Django Unchained (2012)
Director: Quentin Tarantino
This film has been praised to high heavens for its boldness in depicting American's not so pleasant past. Even though , the powers that be always paint a sanitised and just past of the invaders who not only raped the American continent of its resources and systematically annihilated an advanced civilization already present before their gungho appearance in the New World, it takes a renegade son of the soil like Tarantino to highlight their equally unpleasant past with the workers who were slaved and treated worse than livestock.
This film can be best described as one of those spaghetti westerns which Clint Eastwood is commonly associated with. In keeping with Tarantino's penchant for gore and violence (as in Kill Bill and Hostel), there is plenty of spurting of crimson sanguineous fluids to make Dracula go into ecstasy. It is set at a time before the American civil war and has very eloquent dialogue with poetic words that would fascinate any student of English Literature albeit its liberal lace with profanity.
A maverick fast talking and fast drawing dentist, Dr Schultz (Christopher Waltz), rescues a gang of black slaves from captivity in the pretext of looking for a particular black slave who could identify a particular band of outlaw brothers. After picking out Django (Jamie Foxx), Dr Schultz just shoots them with a small pistol, the sound of menacing enough to be an assault rifle!
Slave Baron DiCaprio
A smart talking fast drawing dentist rescues a gang of black slaves from bounty hunters. He takes Django away from the group in text of trying a group of brothers.
Dr Schulz is a bounty hunter who gave up his dental practice to gun down outlaws for a living. He deputise Django (now a free man) as his assistant and they go all around from Texas on hunting spree all through winter with good returns. After finding out about Django's own sob story, both of them go in search of Django's German speaking black slave wife.
They track her down to be at Candiland in Mississippi, in the heart of slave land, owned by a ruthless rancher, Calvin Candie (Leonardo DiCaprio). They are looked at suspiciously, seeing a black man on horseback.
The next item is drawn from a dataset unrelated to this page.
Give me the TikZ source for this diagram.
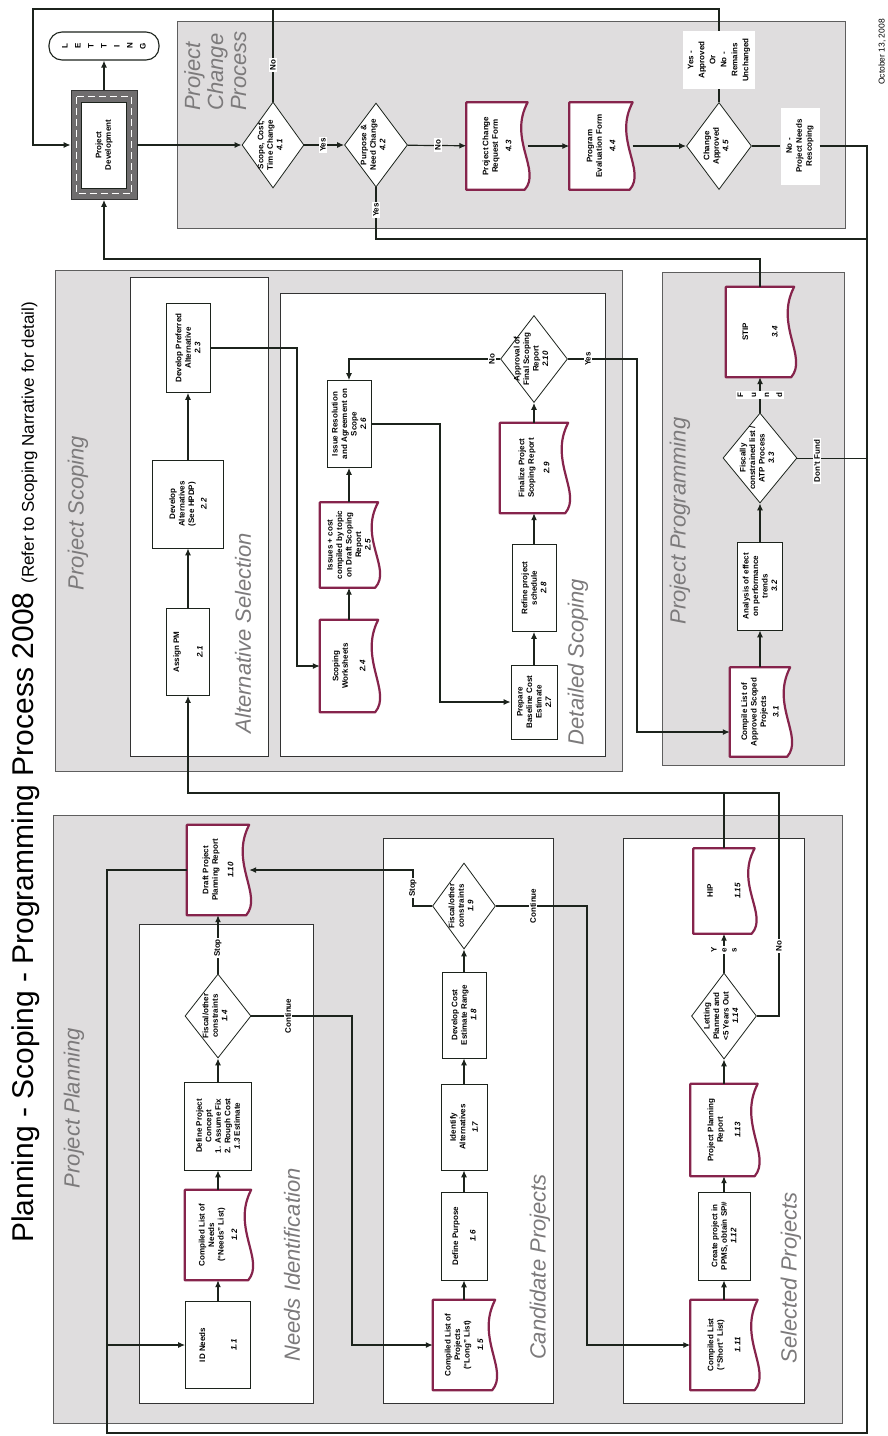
\documentclass[tikz,border=0pt]{standalone}
\usepackage{fontspec}
\setmainfont{Liberation Sans}
\setsansfont{Liberation Sans}
\usetikzlibrary{arrows.meta, positioning, calc, shapes.geometric, fit}
\tikzset{every node/.style={font=\sffamily}}
\usepackage{xcolor}
\definecolor{panelgray}{HTML}{DFDDDE}
\definecolor{edgegray}{HTML}{5E5E5E}
\definecolor{docred}{HTML}{86244C}
\definecolor{labelgray}{HTML}{7C7A7B}
\definecolor{flowblack}{HTML}{1C231C}
\definecolor{pdgray}{HTML}{6F6D6E}
\pgfdeclarelayer{panels}
\pgfdeclarelayer{docs}
\pgfsetlayers{panels,docs,main}
\newcommand\boxfont{\fontsize{8}{9.5}\selectfont\bfseries}
\newcommand\tagfont{\fontsize{8}{10}\selectfont\bfseries}
\newcommand\refno[1]{\textit{#1}}
\newcommand\dtext[1]{\smash{\makebox[0pt]{\begin{tabular}{@{}c@{}}#1\end{tabular}}}}
\newcommand\docframe[1]{%
  \begin{pgfonlayer}{docs}
    \draw[docline] (#1.north west) -- (#1.north east) -- (#1.south east)
      .. controls ($(#1.south east)!.42!(#1.south west)+(-20,0)$) and ($(#1.south east)!.78!(#1.south west)+(14,0)$)
      .. ($(#1.south west)+(-3,0)$) -- cycle;
  \end{pgfonlayer}}

\begin{document}
\begin{tikzpicture}[x=1pt, y=-1pt,
  panel/.style={fill=panelgray, draw=edgegray, line width=0.8pt},
  lane/.style={fill=white, draw=black!80, line width=0.8pt},
  procbox/.style={rotate=90, draw=flowblack, fill=white, line width=0.7pt, align=center, inner sep=1pt, font=\boxfont},
  docbox/.style={rotate=90, align=center, inner sep=1pt, font=\boxfont},
  docline/.style={draw=docred, line width=2.2pt, fill=white, line join=round},
  decision/.style={diamond, rotate=90, draw=flowblack, fill=white, line width=0.8pt, inner sep=0pt, font=\boxfont},
  boxsz/.style 2 args={minimum height=#1, minimum width=#2},
  flowtag/.style={rotate=90, fill=white, inner sep=1.5pt, align=center, font=\tagfont},
  zone/.style={rotate=90, inner sep=0pt, text=labelgray, font=\fontsize{22}{23}\selectfont\itshape},
  link/.style={draw=flowblack, line width=1.2pt},
  flowarrow/.style={link, -{Latex[length=7pt, width=6pt]}}]
\useasboundingbox (0,0) rectangle (887,1436);

\begin{pgfonlayer}{panels}
  \fill[white] (0,0) rectangle (887,1436);
  \draw[panel] (177,21) rectangle (845,228);
  \draw[panel] (55,270) rectangle (622,771);
  \draw[panel] (662,272) rectangle (844,765);
  \draw[panel] (53,815) rectangle (842,1423);
  \draw[lane] (130,277) rectangle (268,756);
  \draw[lane] (280,293) rectangle (605,756);
  \draw[lane] (139,924) rectangle (313,1403);
  \draw[lane] (383,838) rectangle (553,1403);
  \draw[lane] (623,838) rectangle (804,1403);
\end{pgfonlayer}

\node[rotate=90, anchor=base west, inner sep=0pt] (title) at (34,1243) {\fontsize{30}{32}\selectfont Planning - Scoping - Programming Process 2008\hspace{9pt}\fontsize{17}{19}\selectfont(Refer to Scoping Narrative for detail)};
\node[rotate=90, inner sep=0pt, font=\fontsize{8.5}{10}\selectfont] (date) at (882,52) {October 13, 2008};

% section names
\node[zone, align=left, anchor=north west, font=\fontsize{22}{23}\selectfont\itshape] (lblchange) at (184,111) {Project\\Change\\Process};
\node[zone] (lblscoping) at (78,513) {Project Scoping};
\node[zone] (lblalt) at (243,633) {Alternative Selection};
\node[zone] (lbldetail) at (578,662) {Detailed Scoping};
\node[zone] (lblprog) at (680,521) {Project Programming};
\node[zone] (lblplan) at (74,1108) {Project Planning};
\node[zone] (lblneeds) at (292,1265) {Needs Identification};
\node[zone] (lblcand) at (540,1267) {Candidate Projects};
\node[zone] (lblsel) at (791,1278) {Selected Projects};

% project change process
\node[rotate=90, draw=flowblack, fill=white, line width=1.1pt, rounded corners=13pt, minimum width=28pt, minimum height=110pt, inner sep=0pt, align=center, font=\fontsize{8}{13}\selectfont\bfseries] (letting) at (104,46) {L\\E\\T\\T\\I\\N\\G};
\node[rotate=90, fill=pdgray, draw=black!80, line width=0.8pt, minimum width=109pt, minimum height=66pt] (pdframe) at (104,145) {};
\node[rotate=90, draw=white, line width=1.2pt, dash pattern=on 7pt off 4pt, minimum width=97pt, minimum height=55pt] (pddash) at (104,145) {};
\node[procbox, boxsz={45pt}{86pt}] (pd) at (104,145) {Project\\Development};
\node[decision, boxsz={62pt}{86pt}] (d41) at (273,145) {\dtext{Scope, Cost,\\Time Change\\\refno{4.1}}};
\node[decision, boxsz={63pt}{84pt}] (d42) at (376,145) {\dtext{Purpose \&\\Need Change\\\refno{4.2}}};
\node[docbox, boxsz={61pt}{87pt}] (f43) at (497,146) {Project Change\\Request Form\\[4pt]\refno{4.3}}; \docframe{f43}
\node[docbox, boxsz={63pt}{87pt}] (f44) at (601,146) {Program\\Evaluation Form\\[4pt]\refno{4.4}}; \docframe{f44}
\node[decision, boxsz={65pt}{87pt}] (d45) at (719,146) {\dtext{Change\\Approved\\\refno{4.5}}};
\node[flowtag, boxsz={72pt}{58pt}, font=\fontsize{8}{11}\selectfont\bfseries] (okflag) at (719,60) {Yes -\\Approved\\Or\\No -\\Remains\\Unchanged};
\node[flowtag, boxsz={39pt}{77pt}] (rescope) at (800,146) {No -\\Project Needs\\Rescoping};

% project scoping
\node[procbox, boxsz={43pt}{87pt}] (n21) at (188,652) {Assign PM\\[14pt]\refno{2.1}};
\node[procbox, boxsz={71pt}{88pt}] (n22) at (188,504) {Develop\\Alternatives\\(See HPDP)\\[3pt]\refno{2.2}};
\node[procbox, boxsz={44pt}{89pt}] (n23) at (188,348) {Develop Preferred\\Alternative\\\refno{2.3}};
\node[docbox, boxsz={58pt}{92pt}] (n24) at (349,666) {Scoping\\Worksheets\\[8pt]\refno{2.4}}; \docframe{n24}
\node[docbox, boxsz={58pt}{85pt}] (n25) at (349,545) {Issues + cost\\compiled by topic\\on Draft Scoping\\Report\\\refno{2.5}}; \docframe{n25}
\node[procbox, boxsz={44pt}{87pt}] (n26) at (349,424) {Issue Resolution\\and Agreement on\\Scope\\\refno{2.6}};
\node[decision, boxsz={67pt}{87pt}] (d210) at (534,359) {\dtext{Approval of\\Final Scoping\\Report\\\refno{2.10}}};
\node[procbox, boxsz={46pt}{74pt}] (n27) at (534,702) {Prepare\\Baseline Cost\\Estimate\\\refno{2.7}};
\node[procbox, boxsz={44pt}{87pt}] (n28) at (534,588) {Refine project\\schedule\\\refno{2.8}};
\node[docbox, boxsz={68pt}{90pt}] (n29) at (534,468) {Finalize Project\\Scoping Report\\[6pt]\refno{2.9}}; \docframe{n29}

% project programming
\node[docbox, boxsz={60pt}{89pt}] (n31) at (760,712) {Compile List of\\Approved Scoped\\Projects\\[3pt]\refno{3.1}}; \docframe{n31}
\node[procbox, boxsz={45pt}{88pt}] (n32) at (760,586) {Analysis of effect\\on performance\\trends\\\refno{3.2}};
\node[decision, boxsz={74pt}{90pt}] (d33) at (760,458) {\dtext{Fiscally\\constrained list /\\ATP Process\\\refno{3.3}}};
\node[docbox, boxsz={68pt}{90pt}] (stip) at (760,332) {STIP\\[20pt]\refno{3.4}}; \docframe{stip}

% project planning
\node[docbox, boxsz={62pt}{90pt}] (n110) at (218,870) {Draft Project\\Planning Report\\[6pt]\refno{1.10}}; \docframe{n110}
\node[procbox, boxsz={65pt}{87pt}] (n11) at (218,1345) {ID Needs\\[22pt]\refno{1.1}};
\node[docbox, boxsz={66pt}{90pt}] (n12) at (218,1235) {Compiled List of\\Needs\\(``Needs'' List)\\[4pt]\refno{1.2}}; \docframe{n12}
\node[procbox, boxsz={67pt}{88pt}] (n13) at (218,1126) {Define Project\\Concept\\1. Assume Fix\\2. Rough Cost\\\refno{1.3} Estimate};
\node[decision, boxsz={66pt}{84pt}] (d14) at (218,1016) {\dtext{Fiscal/other\\constraints\\\refno{1.4}}};
\node[docbox, boxsz={62pt}{90pt}] (n15) at (464,1345) {Compiled List of\\Projects\\(``Long'' List)\\[4pt]\refno{1.5}}; \docframe{n15}
\node[procbox, boxsz={46pt}{88pt}] (n16) at (464,1236) {Define Purpose\\[8pt]\refno{1.6}};
\node[procbox, boxsz={46pt}{86pt}] (n17) at (464,1127) {Identify\\Alternatives\\[3pt]\refno{1.7}};
\node[procbox, boxsz={44pt}{86pt}] (n18) at (464,1015) {Develop Cost\\Estimate Range\\\refno{1.8}};
\node[decision, boxsz={63pt}{86pt}] (d19) at (464,906) {\dtext{Fiscal/other\\constraints\\\refno{1.9}}};
\node[docbox, boxsz={67pt}{90pt}] (n111) at (724,1345) {Compiled List\\(``Short'' List)\\[8pt]\refno{1.11}}; \docframe{n111}
\node[procbox, boxsz={52pt}{88pt}] (n112) at (724,1236) {Create project in\\PPMS, obtain SP\#\\\refno{1.12}};
\node[docbox, boxsz={67pt}{92pt}] (n113) at (724,1130) {Project Planning\\Report\\[8pt]\refno{1.13}}; \docframe{n113}
\node[decision, boxsz={65pt}{86pt}] (d114) at (724,1016) {\dtext{Letting\\Planned and\\<5 Years Out\\\refno{1.14}}};
\node[docbox, boxsz={61pt}{85pt}] (n115) at (724,891) {HIP\\[18pt]\refno{1.15}}; \docframe{n115}

% turning points
\coordinate (loopNW) at (33,9);
\coordinate (stipturn) at (104,259);
\coordinate (yesturn) at (867,239);
\coordinate (loopSE) at (867,1433);
\coordinate (loopSW) at (107,1433);
\coordinate (planturn) at (107,870);
\coordinate (altturn) at (297,666);
\coordinate (issueturn) at (440,702);
\coordinate (approvedturn) at (637,732);
\coordinate (contturn) at (352,1345);
\coordinate (stopturn) at (413,870);
\coordinate (cont2turn) at (587,1345);
\coordinate (hipturn) at (779,793);
\coordinate (pmturn) at (188,793);

% connectors
\draw[flowarrow] (pdframe) -- (letting);
\draw[flowarrow] (pdframe) -- (d41);
\draw[flowarrow] (d41) -- (d42);
\draw[flowarrow] (d42) -- (f43);
\draw[flowarrow] (f43) -- (f44);
\draw[flowarrow] (f44) -- (d45);
\draw[link] (d41) -- (d41 |- loopNW);
\draw[link] (d45) -- (okflag);
\draw[flowarrow] (okflag.east) |- (loopNW) |- (pdframe);
\draw[link] (d42) |- (yesturn);
\draw[link] (d45) -- (rescope);
\draw[link] (rescope) -| (loopSE) -- (loopSW) -- (planturn);
\draw[flowarrow] (stip) |- (stipturn) -- (pdframe);

\draw[flowarrow] (n21) -- (n22);
\draw[flowarrow] (n22) -- (n23);
\draw[flowarrow] (n23.south) -| (altturn) -- (n24);
\draw[flowarrow] (n24) -- (n25);
\draw[flowarrow] (n25) -- (n26);
\draw[flowarrow] (n26.south) -| (issueturn) -- (n27);
\draw[flowarrow] (n27) -- (n28);
\draw[flowarrow] (n28) -- (n29);
\draw[flowarrow] (n29) -- (d210);
\draw[flowarrow] (d210) -| (n26);
\draw[flowarrow] (d210) -| (approvedturn) -- (approvedturn -| n31.north);

\draw[flowarrow] (n31) -- (n32);
\draw[flowarrow] (n32) -- (d33);
\draw[flowarrow] (d33) -- (stip);
\draw[draw=flowblack, line width=0.6pt] (d33) -- (d33 -| loopSE);

\draw[flowarrow] (n110) -- (planturn) |- (n11);
\draw[flowarrow] (n11) -- (n12);
\draw[flowarrow] (n12) -- (n13);
\draw[flowarrow] (n13) -- (d14);
\draw[flowarrow] (d14) -- (n110);
\draw[flowarrow] (d14) -| (contturn) -- (n15);
\draw[flowarrow] (n15) -- (n16);
\draw[flowarrow] (n16) -- (n17);
\draw[flowarrow] (n17) -- (n18);
\draw[flowarrow] (n18) -- (d19);
\draw[flowarrow] (d19) -| (stopturn) -- (n110);
\draw[flowarrow] (d19) -| (cont2turn) -- (n111);
\draw[flowarrow] (n111) -- (n112);
\draw[flowarrow] (n112) -- (n113);
\draw[flowarrow] (n113) -- (d114);
\draw[flowarrow] (d114) -- (n115);
\draw[flowarrow] (d114) -| (hipturn) -- (pmturn) -- (n21);
\draw[link] (n115) -- (n115 |- hipturn);

% connector labels
\node[flowtag] (t41no) at (273,65) {No};
\node[flowtag] (t41yes) at (323,145) {Yes};
\node[flowtag] (t42no) at (438,145) {No};
\node[flowtag] (t42yes) at (376,210) {Yes};
\node[flowtag] (t210no) at (492,359) {No};
\node[flowtag] (t210yes) at (588,359) {Yes};
\node[flowtag, font=\fontsize{8}{13}\selectfont\bfseries] (tfund) at (760,395) {F\\u\\n\\d};
\node[flowtag] (tdontfund) at (817,461) {Don't Fund};
\node[flowtag] (t14stop) at (218,948) {Stop};
\node[flowtag] (t14cont) at (288,1016) {Continue};
\node[flowtag] (t19stop) at (413,888) {Stop};
\node[flowtag] (t19cont) at (533,906) {Continue};
\node[flowtag, font=\fontsize{8}{10}\selectfont\bfseries] (t114yes) at (724,950) {Y\\e\\s};
\node[flowtag] (t114no) at (779,946) {No};
\end{tikzpicture}
\end{document}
With the intention of purchasing fighters for a blood sport (mandingo), they get in close with Candie and his confidantes.
Candie's chief butler, Stephen (Samuel L. Jackson) smells a rat and alerts his boss. The slick Dr Shultz manages to gun down Candie before after which a blood bath takes part in Candieland. Dr Shultz is killed and Django is captured and sold off to a mine. He outwits his captors and returns to rescue the love of his life and avenge in the true style of a spaghetti western as Django rides in the sunset with his girl and a flaming southern mansion on the background.
If all movies from Hollywood are guilty of racial stereotyping, portraying the whites as saviours and the coloured as crooks and uncivilised, this film is also guilty of the same. It, however, paints the whites as aggressors with bad attitudes, bad manners, bad teeth and barbaric, save for the German speaking Dr Schultz. The blacks, on the other hand are all victims of abuse and are sincere. Even Stephen who is his boss' faithful dog is loyal.
The background music score is warped. The potpourri of songs spread range from country folk to hard rock and even hip hop. An entertaining flick despite the extreme unnecessary gore and violence.